Getting the Firecracker binaries:
To download the latest Firecracker release to your running system architecture simply run the following code.

release_url="https://github.com/firecracker-microvm/firecracker/releases"
latest=$(basename $(curl -fsSLI -o /dev/null -w  %{url_effective} ${release_url}/latest))
arch=`uname -m`
curl -L ${release_url}/download/${latest}/firecracker-${latest}-${arch}.tgz \
| tar -xz
# Link the binary to firecracker
ln -s release-${latest}-$(uname -m)/firecracker-${latest}-$(uname -m) firecracker

Start Firecracker with unix socket API
Firecracker can be controlled and orchestrated by a unix socket API. Therefore, just run the following code. Afterwards, Firecracker can be controlled to orchestrate microVMs.

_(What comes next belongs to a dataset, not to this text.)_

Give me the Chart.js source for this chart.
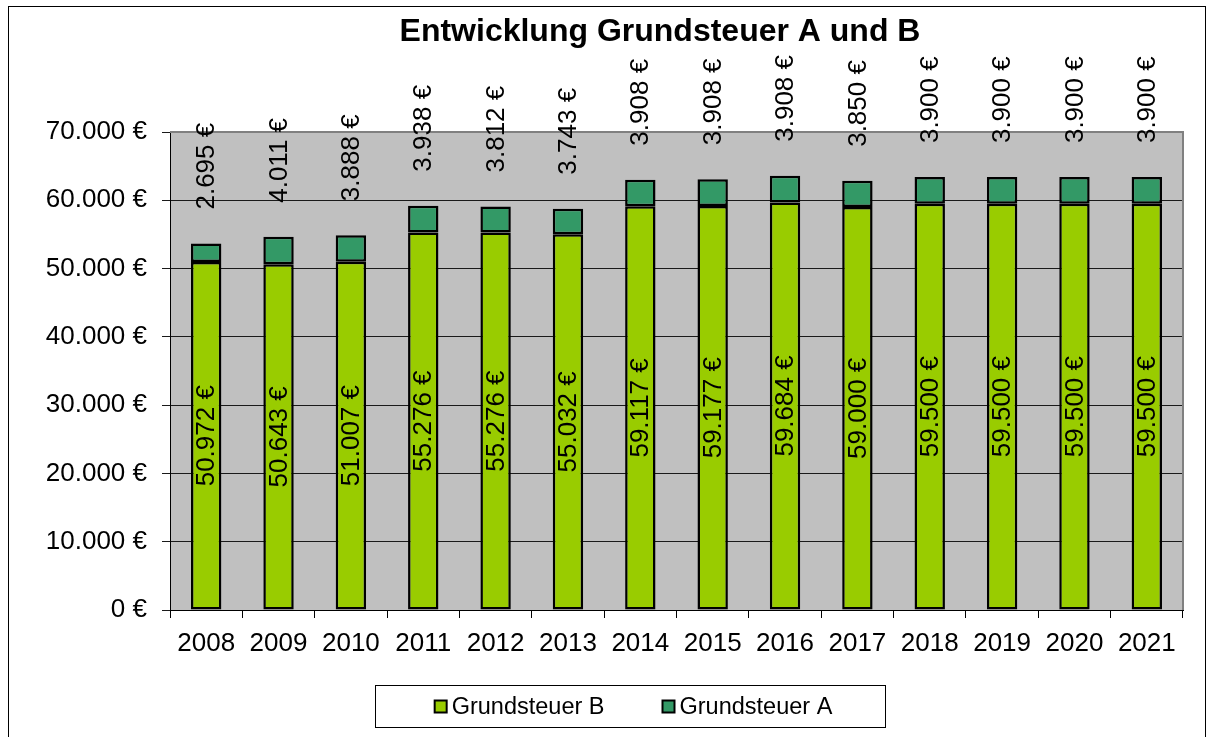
<!DOCTYPE html>
<html>
<head>
<meta charset="utf-8">
<script src="https://cdn.jsdelivr.net/npm/chart.js@4/dist/chart.umd.min.js"></script>
<style>
  body { margin: 0; background: #fff; }
  #wrap { width: 1207px; height: 737px; }
</style>
</head>
<body>
<div id="wrap"><canvas id="grafik" width="1207" height="737"></canvas></div>
<script>
// Daten
const jahre = ["2008", "2009", "2010", "2011", "2012", "2013", "2014", "2015", "2016", "2017", "2018", "2019", "2020", "2021"];
const grundsteuerB = [50972, 50643, 51007, 55276, 55276, 55032, 59117, 59177, 59684, 59000, 59500, 59500, 59500, 59500];
const grundsteuerA = [2695, 4011, 3888, 3938, 3812, 3743, 3908, 3908, 3908, 3850, 3900, 3900, 3900, 3900];
const titel = "Entwicklung Grundsteuer A und B";

const schrift = "'Liberation Sans', Arial, sans-serif";

// 12345 -> "12.345 €"
function euro(v) {
  return String(Math.round(v)).replace(/\B(?=(\d{3})+(?!\d))/g, ".") + " €";
}

// Hintergrund der Zeichenfläche + Rahmen + Titel
const flaeche = {
  id: "flaeche",
  beforeDraw(chart) {
    const { ctx, chartArea: a } = chart;
    ctx.save();
    ctx.fillStyle = "#C0C0C0";
    ctx.fillRect(a.left, a.top, a.right - a.left, a.bottom - a.top);
    ctx.restore();
  },
  afterDraw(chart) {
    const { ctx, chartArea: a } = chart;
    ctx.save();
    ctx.strokeStyle = "#808080";
    ctx.lineWidth = 2;
    ctx.beginPath();
    ctx.moveTo(a.left, a.top);
    ctx.lineTo(a.right, a.top);
    ctx.lineTo(a.right, a.bottom);
    ctx.stroke();
    // äußerer Rahmen
    ctx.strokeStyle = "#000";
    ctx.lineWidth = 1;
    ctx.strokeRect(8.5, 6.5, 1197, 800);
    // Titel
    ctx.fillStyle = "#000";
    ctx.font = "bold 32px " + schrift;
    ctx.textAlign = "center";
    ctx.textBaseline = "alphabetic";
    ctx.fillText(titel, 660, 41);
    ctx.restore();
  }
};

// Beschriftung der Balken (gedreht)
const werte = {
  id: "werte",
  afterDraw(chart) {
    const { ctx } = chart;
    ctx.save();
    ctx.font = "26px " + schrift;
    ctx.fillStyle = "#000";
    ctx.textBaseline = "middle";
    chart.data.datasets.forEach((ds, i) => {
      const meta = chart.getDatasetMeta(i);
      meta.data.forEach((bar, j) => {
        ctx.save();
        if (i === 0) {
          ctx.translate(bar.x, (bar.y + bar.base) / 2);
          ctx.textAlign = "center";
        } else {
          ctx.translate(bar.x, bar.y - 34);
          ctx.textAlign = "left";
        }
        ctx.rotate(-Math.PI / 2);
        ctx.fillText(euro(ds.data[j]), 0, 1);
        ctx.restore();
      });
    });
    ctx.restore();
  }
};

// Legende mit Rahmen
const legende = {
  id: "legende",
  afterDraw(chart) {
    const { ctx } = chart;
    const box = { x: 375.5, y: 685.5, w: 510, h: 42 };
    ctx.save();
    ctx.strokeStyle = "#000";
    ctx.lineWidth = 1;
    ctx.fillStyle = "#fff";
    ctx.fillRect(box.x, box.y, box.w, box.h);
    ctx.strokeRect(box.x, box.y, box.w, box.h);
    ctx.font = "23.5px " + schrift;
    ctx.textBaseline = "middle";
    const marker = 12, abstand = 5, luecke = 58;
    const items = chart.data.datasets.map(ds => ({ text: ds.label, farbe: ds.backgroundColor, w: ctx.measureText(ds.label).width }));
    let gesamt = items.reduce((s, it) => s + marker + abstand + it.w, 0) + luecke * (items.length - 1);
    let x = box.x + (box.w - gesamt) / 2 + 3;
    const cy = box.y + box.h / 2;
    items.forEach(it => {
      ctx.fillStyle = it.farbe;
      ctx.fillRect(x, cy - marker / 2, marker, marker);
      ctx.lineWidth = 2;
      ctx.strokeStyle = "#000";
      ctx.strokeRect(x, cy - marker / 2, marker, marker);
      ctx.fillStyle = "#000";
      ctx.textAlign = "left";
      ctx.fillText(it.text, x + marker + abstand, cy + 1);
      x += marker + abstand + it.w + luecke;
    });
    ctx.restore();
  }
};

new Chart(document.getElementById("grafik").getContext("2d"), {
  type: "bar",
  data: {
    labels: jahre,
    datasets: [
      {
        label: "Grundsteuer B",
        data: grundsteuerB,
        backgroundColor: "#99CC00",
        borderColor: "#000",
        borderWidth: 2.5,
        borderSkipped: false,
        categoryPercentage: 1,
        barPercentage: 0.42
      },
      {
        label: "Grundsteuer A",
        data: grundsteuerA,
        backgroundColor: "#339966",
        borderColor: "#000",
        borderWidth: 2.5,
        borderSkipped: false,
        categoryPercentage: 1,
        barPercentage: 0.42
      }
    ]
  },
  options: {
    responsive: false,
    animation: false,
    layout: { padding: { left: 0, right: 24, top: 132, bottom: 0 } },
    plugins: {
      legend: { display: false },
      tooltip: { enabled: false },
      title: { display: false }
    },
    scales: {
      x: {
        stacked: true,
        offset: true,
        grid: {
          offset: true,
          drawOnChartArea: false,
          drawTicks: true,
          tickLength: 8,
          color: "#000",
          tickWidth: 1
        },
        border: { display: true, color: "#000", width: 1 },
        ticks: { color: "#000", font: { family: schrift, size: 26 }, padding: 10, maxRotation: 0 },
        afterFit(scale) { scale.height = 127; }
      },
      y: {
        stacked: true,
        min: 0,
        max: 70000,
        grid: {
          color: "#1a1a1a",
          lineWidth: 1,
          tickLength: 8
        },
        border: { display: true, color: "#000", width: 1 },
        ticks: {
          stepSize: 10000,
          color: "#000",
          font: { family: schrift, size: 26 },
          padding: 15,
          callback: v => euro(v)
        },
        afterFit(scale) { scale.width = 170; }
      }
    }
  },
  plugins: [flaeche, werte, legende]
});
</script>
</body>
</html>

./firecracker --api-sock /tmp/firecracker.socket

Create microVM
microVMs can be created in different ways. However, by default the API socket will be used for orchestration. Creating microVMs requires to following parts to the underlying hardware architecture:
* kernel image
* filesystem image (rootfs)
Lets start with this one…

Create microVM via API
A microVM can easily be created via the API with the following curl commands on our local unix socket:

# Adding a microVM kernel    
    curl --unix-socket /tmp/firecracker.socket -i \
      -X PUT 'http://localhost/boot-source'   \
      -H 'Accept: application/json'           \
      -H 'Content-Type: application/json'     \
      -d "{
            \"kernel_image_path\": \"/tmp/example_kernel.vmlinux\",
            \"boot_args\": \"console=ttyS0 reboot=k panic=1 pci=off\"
       }"

# Adding the filesystem image (roots)
    curl --unix-socket /tmp/firecracker.socket -i \
      -X PUT 'http://localhost/drives/rootfs' \
      -H 'Accept: application/json'           \
      -H 'Content-Type: application/json'     \
      -d "{
            \"drive_id\": \"rootfs\",
            \"path_on_host\": \"/tmp/example_rootfs.ext4\",
            \"is_root_device\": true,
            \"is_read_only\": false
       }"

# Optional resource adjustments
# Note: This can only be done before starting the microVM
    curl --unix-socket /tmp/firecracker.socket -i  \
      -X PUT 'http://localhost/machine-config' \
      -H 'Accept: application/json'            \
      -H 'Content-Type: application/json'      \
      -d '{
          "vcpu_count": 2,
          "mem_size_mib": 1024
      }'

# Start the microVM
    curl --unix-socket /tmp/firecracker.socket -i \
      -X PUT 'http://localhost/actions'       \
      -H  'Accept: application/json'          \
      -H  'Content-Type: application/json'    \
      -d '{
          "action_type": "InstanceStart"
       }'

Create microVM without API requests
Next to the previously mentioned possibility to start microVMs, there’s also a possibility to define a complete manifest as JSON config file. This is documented here and also provides an example config. Let’s have a more common config as an example for further usage (you may also have a look on Julia Evans blog post). Create a JSON config providing all necessary information including further network options:

# example_image.json
{
    "boot-source": {
        "boot_args": "ro console=ttyS0 noapic reboot=k panic=1 pci=off nomodules random.trust_cpu=on ip=10.10.10.1::10.10.10.2:255.255.255.252::eth0:off",
        "kernel_image_path": "/tmp/example_kernel.vmlinux"
    },
    "drives": [
        {
            "drive_id": "rootfs",
            "is_read_only": false,
            "is_root_device": true,
            "path_on_host": "/tmp/example_rootfs.ext4"
        }
    ],
    "machine-config": {
        "mem_size_mib": 2048,
        "vcpu_count": 4
    },
    "network-interfaces": [
        {
            "guest_mac": "02:FC:00:00:00:05",
            "host_dev_name": "tap0",
            "iface_id": "eth0"
        }
    ]
}

Afterwards the microVM can be started via the firecracker binary with:

./firecracker --api-sock /tmp/firecracker.socket --config-file example_image.json

This blog post provides a short and minimalstic overview for running microVMs with Firecracker. The next steps will result in adapting this for the Garden Linux project, as well as writing a PyTest IAAS for Firecracker.